Task description:
Return precisely the span of lines from the top of the material below to the line containing "const trendValues = [104.8, 139.0];", both included. Pictures are excluded.

Dataset excerpt:
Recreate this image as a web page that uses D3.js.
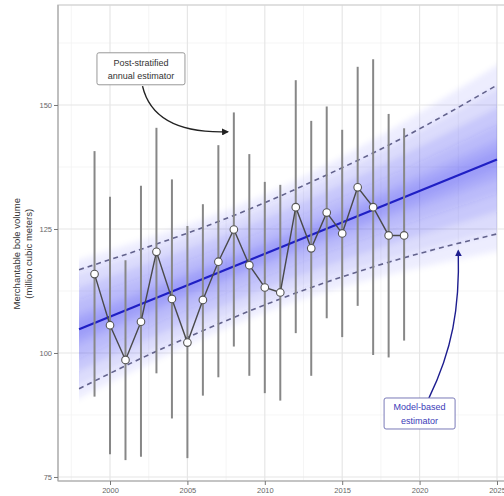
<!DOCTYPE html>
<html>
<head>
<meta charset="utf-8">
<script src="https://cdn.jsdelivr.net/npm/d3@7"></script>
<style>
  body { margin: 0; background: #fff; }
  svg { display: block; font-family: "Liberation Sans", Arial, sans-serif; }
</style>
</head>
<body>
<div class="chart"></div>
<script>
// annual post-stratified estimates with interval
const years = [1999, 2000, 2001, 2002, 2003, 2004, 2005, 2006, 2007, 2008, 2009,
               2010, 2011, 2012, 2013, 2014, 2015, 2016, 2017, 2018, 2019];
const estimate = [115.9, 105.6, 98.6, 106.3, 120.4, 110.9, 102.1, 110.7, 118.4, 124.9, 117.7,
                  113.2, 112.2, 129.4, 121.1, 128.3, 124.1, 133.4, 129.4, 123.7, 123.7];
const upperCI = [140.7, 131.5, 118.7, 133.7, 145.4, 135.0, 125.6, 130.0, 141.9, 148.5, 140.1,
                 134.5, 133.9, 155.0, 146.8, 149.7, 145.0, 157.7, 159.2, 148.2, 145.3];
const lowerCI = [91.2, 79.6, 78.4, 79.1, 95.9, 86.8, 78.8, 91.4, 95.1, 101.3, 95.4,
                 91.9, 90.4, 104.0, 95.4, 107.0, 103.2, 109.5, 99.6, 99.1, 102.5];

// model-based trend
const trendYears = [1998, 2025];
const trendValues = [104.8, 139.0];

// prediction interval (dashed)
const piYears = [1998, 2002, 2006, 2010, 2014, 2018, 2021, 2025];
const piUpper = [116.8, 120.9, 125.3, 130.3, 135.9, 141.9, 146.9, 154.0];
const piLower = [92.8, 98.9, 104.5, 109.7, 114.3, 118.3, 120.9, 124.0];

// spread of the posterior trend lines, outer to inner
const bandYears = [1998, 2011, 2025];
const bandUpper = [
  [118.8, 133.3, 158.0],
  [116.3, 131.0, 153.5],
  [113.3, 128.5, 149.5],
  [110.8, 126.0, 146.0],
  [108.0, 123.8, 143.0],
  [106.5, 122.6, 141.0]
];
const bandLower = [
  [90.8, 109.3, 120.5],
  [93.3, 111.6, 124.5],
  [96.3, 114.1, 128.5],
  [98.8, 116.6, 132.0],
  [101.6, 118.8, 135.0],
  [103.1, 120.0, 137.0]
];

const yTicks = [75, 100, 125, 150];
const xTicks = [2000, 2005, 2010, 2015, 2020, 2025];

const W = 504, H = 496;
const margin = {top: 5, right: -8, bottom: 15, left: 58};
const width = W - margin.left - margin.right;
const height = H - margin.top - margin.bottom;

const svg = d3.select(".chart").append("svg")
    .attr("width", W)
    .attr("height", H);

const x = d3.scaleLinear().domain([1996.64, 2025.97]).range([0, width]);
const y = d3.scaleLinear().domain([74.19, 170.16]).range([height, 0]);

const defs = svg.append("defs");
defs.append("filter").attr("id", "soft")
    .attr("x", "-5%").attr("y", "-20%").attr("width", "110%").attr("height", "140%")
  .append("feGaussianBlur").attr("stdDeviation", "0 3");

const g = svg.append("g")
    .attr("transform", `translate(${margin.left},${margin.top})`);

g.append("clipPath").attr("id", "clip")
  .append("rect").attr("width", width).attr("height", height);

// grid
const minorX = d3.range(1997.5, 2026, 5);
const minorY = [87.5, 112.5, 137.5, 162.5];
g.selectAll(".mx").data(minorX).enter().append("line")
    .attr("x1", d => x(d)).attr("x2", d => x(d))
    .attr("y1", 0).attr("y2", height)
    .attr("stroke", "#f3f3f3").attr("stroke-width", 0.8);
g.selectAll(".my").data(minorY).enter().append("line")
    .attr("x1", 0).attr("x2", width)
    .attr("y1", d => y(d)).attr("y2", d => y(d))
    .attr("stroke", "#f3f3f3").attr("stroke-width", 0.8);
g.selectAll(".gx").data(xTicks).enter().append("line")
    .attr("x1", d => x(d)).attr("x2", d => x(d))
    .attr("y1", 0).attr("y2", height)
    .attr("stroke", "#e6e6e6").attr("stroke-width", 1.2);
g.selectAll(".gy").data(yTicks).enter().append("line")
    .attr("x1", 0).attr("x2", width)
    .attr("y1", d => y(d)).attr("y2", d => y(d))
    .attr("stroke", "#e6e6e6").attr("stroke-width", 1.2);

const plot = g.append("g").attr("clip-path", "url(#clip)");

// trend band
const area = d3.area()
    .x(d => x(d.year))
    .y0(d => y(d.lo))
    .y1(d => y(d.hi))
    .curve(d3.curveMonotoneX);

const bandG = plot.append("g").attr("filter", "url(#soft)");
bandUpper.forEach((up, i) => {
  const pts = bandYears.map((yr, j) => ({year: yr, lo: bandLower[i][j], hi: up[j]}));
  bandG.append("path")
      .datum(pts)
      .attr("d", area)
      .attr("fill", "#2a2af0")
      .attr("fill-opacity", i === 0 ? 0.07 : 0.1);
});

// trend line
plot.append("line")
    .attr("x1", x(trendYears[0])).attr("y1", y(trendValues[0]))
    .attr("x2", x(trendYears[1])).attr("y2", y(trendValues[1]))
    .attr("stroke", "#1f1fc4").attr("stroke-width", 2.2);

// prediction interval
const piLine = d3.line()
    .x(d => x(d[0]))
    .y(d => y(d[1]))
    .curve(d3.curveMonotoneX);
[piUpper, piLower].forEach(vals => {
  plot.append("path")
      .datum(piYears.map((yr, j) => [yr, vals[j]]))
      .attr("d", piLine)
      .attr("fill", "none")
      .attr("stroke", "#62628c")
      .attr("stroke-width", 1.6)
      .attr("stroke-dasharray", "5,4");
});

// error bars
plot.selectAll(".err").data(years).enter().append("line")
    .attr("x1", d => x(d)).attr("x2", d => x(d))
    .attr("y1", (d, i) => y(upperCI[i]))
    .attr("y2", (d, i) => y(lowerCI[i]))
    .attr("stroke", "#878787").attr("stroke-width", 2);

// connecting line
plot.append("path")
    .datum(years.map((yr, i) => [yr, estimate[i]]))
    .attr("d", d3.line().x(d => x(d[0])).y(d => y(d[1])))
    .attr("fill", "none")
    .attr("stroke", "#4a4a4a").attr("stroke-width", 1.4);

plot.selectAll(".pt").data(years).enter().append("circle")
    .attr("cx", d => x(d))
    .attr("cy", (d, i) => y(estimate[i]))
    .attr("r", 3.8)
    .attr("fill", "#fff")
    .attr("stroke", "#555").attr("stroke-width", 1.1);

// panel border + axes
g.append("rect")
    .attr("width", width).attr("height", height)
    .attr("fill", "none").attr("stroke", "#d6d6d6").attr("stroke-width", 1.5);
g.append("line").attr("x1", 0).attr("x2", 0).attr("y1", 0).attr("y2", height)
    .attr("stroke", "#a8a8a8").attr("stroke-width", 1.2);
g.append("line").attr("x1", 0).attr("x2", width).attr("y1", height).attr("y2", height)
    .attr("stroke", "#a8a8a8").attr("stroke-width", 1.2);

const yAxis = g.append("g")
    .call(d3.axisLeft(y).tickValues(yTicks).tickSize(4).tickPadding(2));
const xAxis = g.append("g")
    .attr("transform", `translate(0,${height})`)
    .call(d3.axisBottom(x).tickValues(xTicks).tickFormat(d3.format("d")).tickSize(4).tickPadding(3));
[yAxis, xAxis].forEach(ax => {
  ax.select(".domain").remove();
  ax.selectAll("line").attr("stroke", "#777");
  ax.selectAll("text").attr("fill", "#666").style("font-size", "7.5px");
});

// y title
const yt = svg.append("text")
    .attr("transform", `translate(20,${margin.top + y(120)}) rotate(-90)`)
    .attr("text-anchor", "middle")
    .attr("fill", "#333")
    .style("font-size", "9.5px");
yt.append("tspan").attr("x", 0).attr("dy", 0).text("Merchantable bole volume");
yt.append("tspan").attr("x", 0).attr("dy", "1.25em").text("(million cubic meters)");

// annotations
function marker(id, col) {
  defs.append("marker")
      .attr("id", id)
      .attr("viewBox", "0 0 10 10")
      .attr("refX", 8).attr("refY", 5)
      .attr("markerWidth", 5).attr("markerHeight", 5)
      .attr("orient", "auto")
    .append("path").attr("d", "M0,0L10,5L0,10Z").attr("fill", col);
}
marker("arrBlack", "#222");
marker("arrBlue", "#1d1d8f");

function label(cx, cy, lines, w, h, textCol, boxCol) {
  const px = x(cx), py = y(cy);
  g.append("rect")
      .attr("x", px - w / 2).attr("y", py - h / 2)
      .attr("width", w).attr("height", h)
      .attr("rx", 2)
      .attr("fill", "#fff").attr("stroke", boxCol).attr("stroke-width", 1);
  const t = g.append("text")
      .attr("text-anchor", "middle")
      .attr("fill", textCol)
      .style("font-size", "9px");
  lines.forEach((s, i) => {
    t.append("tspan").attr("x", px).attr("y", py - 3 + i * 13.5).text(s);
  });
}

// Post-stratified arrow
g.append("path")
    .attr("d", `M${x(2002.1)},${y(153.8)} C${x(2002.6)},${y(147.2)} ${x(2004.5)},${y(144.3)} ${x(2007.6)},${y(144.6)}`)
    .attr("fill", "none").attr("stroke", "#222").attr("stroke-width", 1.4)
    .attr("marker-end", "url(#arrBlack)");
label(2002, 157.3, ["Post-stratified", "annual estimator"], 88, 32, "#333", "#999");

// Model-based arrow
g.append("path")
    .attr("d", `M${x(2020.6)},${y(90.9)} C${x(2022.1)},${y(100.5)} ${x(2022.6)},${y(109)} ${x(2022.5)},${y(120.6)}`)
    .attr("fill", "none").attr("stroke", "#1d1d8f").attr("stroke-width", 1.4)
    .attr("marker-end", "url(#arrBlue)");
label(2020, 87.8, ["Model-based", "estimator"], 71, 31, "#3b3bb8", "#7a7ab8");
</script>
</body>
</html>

Exercise solution:
Recreate this image as a web page that uses D3.js.
<!DOCTYPE html>
<html>
<head>
<meta charset="utf-8">
<script src="https://cdn.jsdelivr.net/npm/d3@7"></script>
<style>
  body { margin: 0; background: #fff; }
  svg { display: block; font-family: "Liberation Sans", Arial, sans-serif; }
</style>
</head>
<body>
<div class="chart"></div>
<script>
// annual post-stratified estimates with interval
const years = [1999, 2000, 2001, 2002, 2003, 2004, 2005, 2006, 2007, 2008, 2009,
               2010, 2011, 2012, 2013, 2014, 2015, 2016, 2017, 2018, 2019];
const estimate = [115.9, 105.6, 98.6, 106.3, 120.4, 110.9, 102.1, 110.7, 118.4, 124.9, 117.7,
                  113.2, 112.2, 129.4, 121.1, 128.3, 124.1, 133.4, 129.4, 123.7, 123.7];
const upperCI = [140.7, 131.5, 118.7, 133.7, 145.4, 135.0, 125.6, 130.0, 141.9, 148.5, 140.1,
                 134.5, 133.9, 155.0, 146.8, 149.7, 145.0, 157.7, 159.2, 148.2, 145.3];
const lowerCI = [91.2, 79.6, 78.4, 79.1, 95.9, 86.8, 78.8, 91.4, 95.1, 101.3, 95.4,
                 91.9, 90.4, 104.0, 95.4, 107.0, 103.2, 109.5, 99.6, 99.1, 102.5];

// model-based trend
const trendYears = [1998, 2025];
const trendValues = [104.8, 139.0];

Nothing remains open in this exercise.